■ **GIVEN TASK**:
In your copy, include every line of the listing below exactly but none of the pictures.

■ **GIVEN MATERIAL**:
/---

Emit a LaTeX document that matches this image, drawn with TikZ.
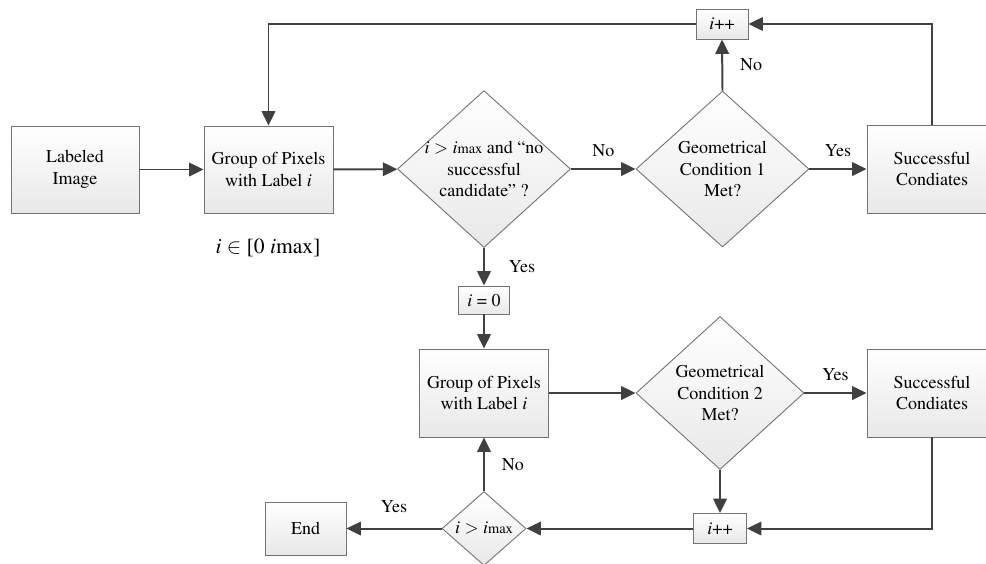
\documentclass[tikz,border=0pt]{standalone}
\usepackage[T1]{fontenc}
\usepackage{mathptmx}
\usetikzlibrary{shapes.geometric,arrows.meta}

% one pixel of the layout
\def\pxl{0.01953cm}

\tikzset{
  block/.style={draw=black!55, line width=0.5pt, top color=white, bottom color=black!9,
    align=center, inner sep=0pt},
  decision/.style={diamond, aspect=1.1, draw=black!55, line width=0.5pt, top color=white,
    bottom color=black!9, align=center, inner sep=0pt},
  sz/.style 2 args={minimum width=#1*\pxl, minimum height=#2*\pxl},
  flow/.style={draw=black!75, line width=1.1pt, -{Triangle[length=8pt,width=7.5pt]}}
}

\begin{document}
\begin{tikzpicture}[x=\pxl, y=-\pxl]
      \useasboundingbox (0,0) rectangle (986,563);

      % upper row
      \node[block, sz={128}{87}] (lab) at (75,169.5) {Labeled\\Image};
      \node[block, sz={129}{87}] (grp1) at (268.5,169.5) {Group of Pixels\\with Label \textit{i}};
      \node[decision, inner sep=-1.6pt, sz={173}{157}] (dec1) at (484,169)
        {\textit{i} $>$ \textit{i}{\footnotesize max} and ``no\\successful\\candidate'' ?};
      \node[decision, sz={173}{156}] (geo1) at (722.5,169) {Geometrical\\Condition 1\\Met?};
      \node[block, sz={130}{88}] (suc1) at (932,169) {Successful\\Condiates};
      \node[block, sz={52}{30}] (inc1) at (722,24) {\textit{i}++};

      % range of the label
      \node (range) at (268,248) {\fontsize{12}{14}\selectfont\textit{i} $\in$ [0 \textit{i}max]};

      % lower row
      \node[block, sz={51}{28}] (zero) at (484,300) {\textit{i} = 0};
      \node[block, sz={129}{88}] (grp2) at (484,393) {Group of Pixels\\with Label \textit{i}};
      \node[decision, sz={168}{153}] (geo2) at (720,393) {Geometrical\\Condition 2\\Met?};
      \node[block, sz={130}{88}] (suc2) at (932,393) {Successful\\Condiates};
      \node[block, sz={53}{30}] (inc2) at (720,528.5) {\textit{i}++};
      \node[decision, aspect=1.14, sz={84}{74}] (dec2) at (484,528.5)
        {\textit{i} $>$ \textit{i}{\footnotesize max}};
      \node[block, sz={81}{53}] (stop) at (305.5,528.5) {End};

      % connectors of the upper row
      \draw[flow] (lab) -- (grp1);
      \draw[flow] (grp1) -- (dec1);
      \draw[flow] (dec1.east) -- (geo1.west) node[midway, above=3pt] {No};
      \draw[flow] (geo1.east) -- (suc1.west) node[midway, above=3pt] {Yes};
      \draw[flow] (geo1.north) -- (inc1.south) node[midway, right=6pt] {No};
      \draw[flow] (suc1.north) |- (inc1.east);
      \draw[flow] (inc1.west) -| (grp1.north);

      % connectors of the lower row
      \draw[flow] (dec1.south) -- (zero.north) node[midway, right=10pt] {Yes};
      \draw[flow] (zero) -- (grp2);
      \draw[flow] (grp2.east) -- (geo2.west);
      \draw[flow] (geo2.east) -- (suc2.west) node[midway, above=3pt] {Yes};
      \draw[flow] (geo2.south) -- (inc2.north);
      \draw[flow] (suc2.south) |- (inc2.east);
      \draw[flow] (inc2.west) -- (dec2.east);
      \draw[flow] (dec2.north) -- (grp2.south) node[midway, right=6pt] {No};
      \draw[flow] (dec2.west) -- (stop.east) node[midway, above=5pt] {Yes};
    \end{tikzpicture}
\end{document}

\---

■ **CORRECT ANSWER**:
Emit a LaTeX document that matches this image, drawn with TikZ.
\documentclass[tikz,border=0pt]{standalone}
\usepackage[T1]{fontenc}
\usepackage{mathptmx}
\usetikzlibrary{shapes.geometric,arrows.meta}

% one pixel of the layout
\def\pxl{0.01953cm}

\tikzset{
  block/.style={draw=black!55, line width=0.5pt, top color=white, bottom color=black!9,
    align=center, inner sep=0pt},
  decision/.style={diamond, aspect=1.1, draw=black!55, line width=0.5pt, top color=white,
    bottom color=black!9, align=center, inner sep=0pt},
  sz/.style 2 args={minimum width=#1*\pxl, minimum height=#2*\pxl},
  flow/.style={draw=black!75, line width=1.1pt, -{Triangle[length=8pt,width=7.5pt]}}
}

\begin{document}
\begin{tikzpicture}[x=\pxl, y=-\pxl]
      \useasboundingbox (0,0) rectangle (986,563);

      % upper row
      \node[block, sz={128}{87}] (lab) at (75,169.5) {Labeled\\Image};
      \node[block, sz={129}{87}] (grp1) at (268.5,169.5) {Group of Pixels\\with Label \textit{i}};
      \node[decision, inner sep=-1.6pt, sz={173}{157}] (dec1) at (484,169)
        {\textit{i} $>$ \textit{i}{\footnotesize max} and ``no\\successful\\candidate'' ?};
      \node[decision, sz={173}{156}] (geo1) at (722.5,169) {Geometrical\\Condition 1\\Met?};
      \node[block, sz={130}{88}] (suc1) at (932,169) {Successful\\Condiates};
      \node[block, sz={52}{30}] (inc1) at (722,24) {\textit{i}++};

      % range of the label
      \node (range) at (268,248) {\fontsize{12}{14}\selectfont\textit{i} $\in$ [0 \textit{i}max]};

      % lower row
      \node[block, sz={51}{28}] (zero) at (484,300) {\textit{i} = 0};
      \node[block, sz={129}{88}] (grp2) at (484,393) {Group of Pixels\\with Label \textit{i}};
      \node[decision, sz={168}{153}] (geo2) at (720,393) {Geometrical\\Condition 2\\Met?};
      \node[block, sz={130}{88}] (suc2) at (932,393) {Successful\\Condiates};
      \node[block, sz={53}{30}] (inc2) at (720,528.5) {\textit{i}++};
      \node[decision, aspect=1.14, sz={84}{74}] (dec2) at (484,528.5)
        {\textit{i} $>$ \textit{i}{\footnotesize max}};
      \node[block, sz={81}{53}] (stop) at (305.5,528.5) {End};

      % connectors of the upper row
      \draw[flow] (lab) -- (grp1);
      \draw[flow] (grp1) -- (dec1);
      \draw[flow] (dec1.east) -- (geo1.west) node[midway, above=3pt] {No};
      \draw[flow] (geo1.east) -- (suc1.west) node[midway, above=3pt] {Yes};
      \draw[flow] (geo1.north) -- (inc1.south) node[midway, right=6pt] {No};
      \draw[flow] (suc1.north) |- (inc1.east);
      \draw[flow] (inc1.west) -| (grp1.north);

      % connectors of the lower row
      \draw[flow] (dec1.south) -- (zero.north) node[midway, right=10pt] {Yes};
      \draw[flow] (zero) -- (grp2);
      \draw[flow] (grp2.east) -- (geo2.west);
      \draw[flow] (geo2.east) -- (suc2.west) node[midway, above=3pt] {Yes};
      \draw[flow] (geo2.south) -- (inc2.north);
      \draw[flow] (suc2.south) |- (inc2.east);
      \draw[flow] (inc2.west) -- (dec2.east);
      \draw[flow] (dec2.north) -- (grp2.south) node[midway, right=6pt] {No};
      \draw[flow] (dec2.west) -- (stop.east) node[midway, above=5pt] {Yes};
    \end{tikzpicture}
\end{document}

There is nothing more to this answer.